WHAT THE TASK ASKS:
Retype the data that follows line by line, exactly, and leave its pictures out.

DATA SECTION:
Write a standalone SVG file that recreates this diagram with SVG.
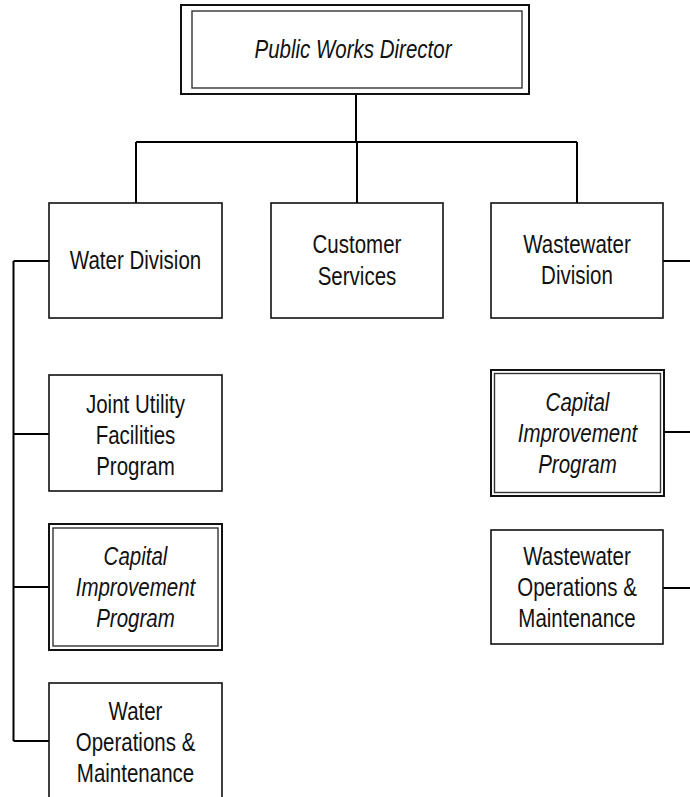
<svg xmlns="http://www.w3.org/2000/svg" width="690" height="797" viewBox="0 0 690 797">
<style>
.box{fill:#fff;stroke:#111;stroke-width:1.6}
.outer{fill:#fff;stroke:#111;stroke-width:2}
.inner{fill:none;stroke:#333;stroke-width:1.4}
.conn{fill:none;stroke:#000;stroke-width:2}
text{font-family:"Liberation Sans",Arial,sans-serif;font-size:25px;fill:#111;text-anchor:middle}
.it{font-style:italic}
</style>
<rect width="690" height="797" fill="#fff"/>
<g id="connectors">
<path class="conn" d="M356 94V142M136 142H577M136 142V203M357 142V203M577 142V203"/>
<path class="conn" d="M13.5 261V741M13.5 261H49M13.5 434H49M13.5 587H49M13.5 741H49"/>
<path class="conn" d="M663 261H690M664 432H690M663 588H690"/>
</g>
<g id="director">
<rect class="outer" x="181" y="5" width="348" height="89"/>
<rect class="inner" x="192" y="11" width="330" height="77"/>
<text class="it" transform="translate(353 0) scale(0.82 1)" x="0" y="58">Public Works Director</text>
</g>
<g id="water-division">
<rect class="box" x="49" y="203" width="173" height="115"/>
<text transform="translate(135.5 0) scale(0.82 1)" x="0" y="269">Water Division</text>
</g>
<g id="customer-services">
<rect class="box" x="271" y="203" width="172" height="115"/>
<g transform="translate(357 0) scale(0.82 1)">
<text x="0" y="253">Customer</text>
<text x="0" y="285">Services</text>
</g>
</g>
<g id="wastewater-division">
<rect class="box" x="491" y="203" width="172" height="115"/>
<g transform="translate(577 0) scale(0.82 1)">
<text x="0" y="253">Wastewater</text>
<text x="0" y="284">Division</text>
</g>
</g>
<g id="joint-utility">
<rect class="box" x="49" y="375" width="173" height="116"/>
<g transform="translate(135.5 0) scale(0.82 1)">
<text x="0" y="413">Joint Utility</text>
<text x="0" y="444">Facilities</text>
<text x="0" y="475">Program</text>
</g>
</g>
<g id="water-cip">
<rect class="outer" x="49" y="524" width="173" height="126"/>
<rect class="inner" x="53" y="528" width="165" height="118"/>
<g transform="translate(135.5 0) scale(0.82 1)">
<text class="it" x="0" y="565">Capital</text>
<text class="it" x="0" y="596">Improvement</text>
<text class="it" x="0" y="627">Program</text>
</g>
</g>
<g id="water-ops">
<rect class="box" x="49" y="683" width="173" height="116"/>
<g transform="translate(135.5 0) scale(0.82 1)">
<text x="0" y="720">Water</text>
<text x="0" y="751">Operations &amp;</text>
<text x="0" y="782">Maintenance</text>
</g>
</g>
<g id="wastewater-cip">
<rect class="outer" x="491" y="370" width="173" height="126"/>
<rect class="inner" x="494.5" y="373.5" width="166" height="119"/>
<g transform="translate(577.5 0) scale(0.82 1)">
<text class="it" x="0" y="411">Capital</text>
<text class="it" x="0" y="442">Improvement</text>
<text class="it" x="0" y="473">Program</text>
</g>
</g>
<g id="wastewater-ops">
<rect class="box" x="491" y="530" width="172" height="114"/>
<g transform="translate(577 0) scale(0.82 1)">
<text x="0" y="565">Wastewater</text>
<text x="0" y="596">Operations &amp;</text>
<text x="0" y="627">Maintenance</text>
</g>
</g>
</svg>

TASK RESULT:
Write a standalone SVG file that recreates this diagram with SVG.
<svg xmlns="http://www.w3.org/2000/svg" width="690" height="797" viewBox="0 0 690 797">
<style>
.box{fill:#fff;stroke:#111;stroke-width:1.6}
.outer{fill:#fff;stroke:#111;stroke-width:2}
.inner{fill:none;stroke:#333;stroke-width:1.4}
.conn{fill:none;stroke:#000;stroke-width:2}
text{font-family:"Liberation Sans",Arial,sans-serif;font-size:25px;fill:#111;text-anchor:middle}
.it{font-style:italic}
</style>
<rect width="690" height="797" fill="#fff"/>
<g id="connectors">
<path class="conn" d="M356 94V142M136 142H577M136 142V203M357 142V203M577 142V203"/>
<path class="conn" d="M13.5 261V741M13.5 261H49M13.5 434H49M13.5 587H49M13.5 741H49"/>
<path class="conn" d="M663 261H690M664 432H690M663 588H690"/>
</g>
<g id="director">
<rect class="outer" x="181" y="5" width="348" height="89"/>
<rect class="inner" x="192" y="11" width="330" height="77"/>
<text class="it" transform="translate(353 0) scale(0.82 1)" x="0" y="58">Public Works Director</text>
</g>
<g id="water-division">
<rect class="box" x="49" y="203" width="173" height="115"/>
<text transform="translate(135.5 0) scale(0.82 1)" x="0" y="269">Water Division</text>
</g>
<g id="customer-services">
<rect class="box" x="271" y="203" width="172" height="115"/>
<g transform="translate(357 0) scale(0.82 1)">
<text x="0" y="253">Customer</text>
<text x="0" y="285">Services</text>
</g>
</g>
<g id="wastewater-division">
<rect class="box" x="491" y="203" width="172" height="115"/>
<g transform="translate(577 0) scale(0.82 1)">
<text x="0" y="253">Wastewater</text>
<text x="0" y="284">Division</text>
</g>
</g>
<g id="joint-utility">
<rect class="box" x="49" y="375" width="173" height="116"/>
<g transform="translate(135.5 0) scale(0.82 1)">
<text x="0" y="413">Joint Utility</text>
<text x="0" y="444">Facilities</text>
<text x="0" y="475">Program</text>
</g>
</g>
<g id="water-cip">
<rect class="outer" x="49" y="524" width="173" height="126"/>
<rect class="inner" x="53" y="528" width="165" height="118"/>
<g transform="translate(135.5 0) scale(0.82 1)">
<text class="it" x="0" y="565">Capital</text>
<text class="it" x="0" y="596">Improvement</text>
<text class="it" x="0" y="627">Program</text>
</g>
</g>
<g id="water-ops">
<rect class="box" x="49" y="683" width="173" height="116"/>
<g transform="translate(135.5 0) scale(0.82 1)">
<text x="0" y="720">Water</text>
<text x="0" y="751">Operations &amp;</text>
<text x="0" y="782">Maintenance</text>
</g>
</g>
<g id="wastewater-cip">
<rect class="outer" x="491" y="370" width="173" height="126"/>
<rect class="inner" x="494.5" y="373.5" width="166" height="119"/>
<g transform="translate(577.5 0) scale(0.82 1)">
<text class="it" x="0" y="411">Capital</text>
<text class="it" x="0" y="442">Improvement</text>
<text class="it" x="0" y="473">Program</text>
</g>
</g>
<g id="wastewater-ops">
<rect class="box" x="491" y="530" width="172" height="114"/>
<g transform="translate(577 0) scale(0.82 1)">
<text x="0" y="565">Wastewater</text>
<text x="0" y="596">Operations &amp;</text>
<text x="0" y="627">Maintenance</text>
</g>
</g>
</svg>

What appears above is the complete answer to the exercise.